We wanted to know whether Vassar students thought that the College should admit more, or fewer, legacy students. To find out, we asked around!
“I’d say fewer, because legacy admission perpetuates the privileges of the people in the past, and in terms of ensuring equity of education, relying on the merit of people in the past should be discouraged, as access to higher education was even less available to non-privileged groups.”–Dana McRae ’22
“This is a difficult question. I know the benefits, like it helps fund raising and paying for financial aid, but the drawback is potentially fewer qualified students will get in in the first place. On a moral level, I think fewer. It makes sense to forge strong alum connections, but on the other hand you’re being unfair.”–Anik Parayil ’21
“No comment. I feel it’s so dependent on why legacy students are chosen. Like, athletic recruits need to be up to snuff academically anyway, so as long as it’s not a corruption thing.

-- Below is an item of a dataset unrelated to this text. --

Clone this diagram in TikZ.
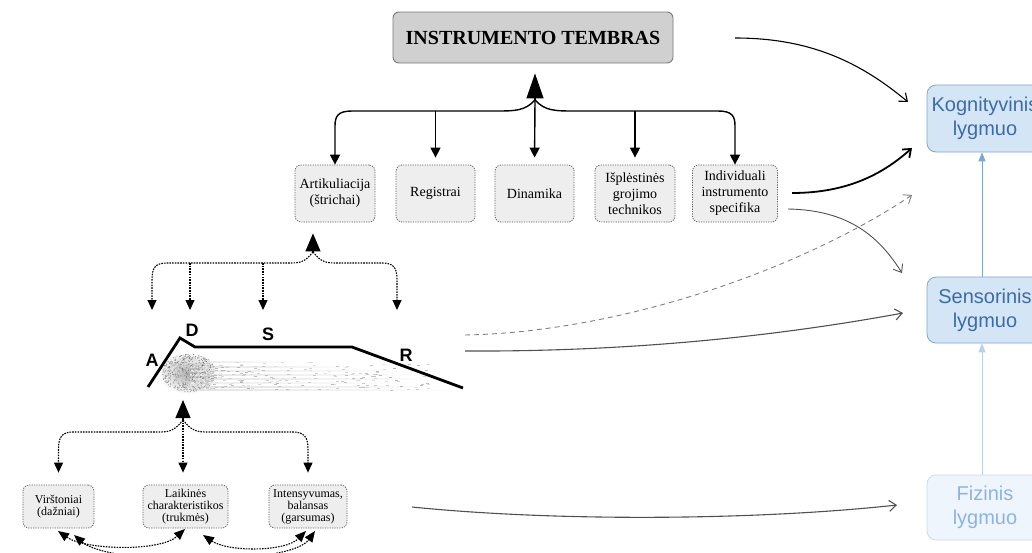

Legacy students might not be coming in just for their money, but we can’t know for sure. It’s impossible to answer the question because I don’t know the premise.”–Rohan Dutta ’23
“The thing is, I’m going to say less, because seven percent seems to be too large a number. It seems to take away from someone who might deserve it more. Legacy shouldn’t be a big part of the admission process. But I don’t know much about how much being a legacy affects admissions or the benefits of admitting legacy students. ”–Nathan Johnson ’23
Please note that several students refused to answer the question based upon how they assumed the campus would respond.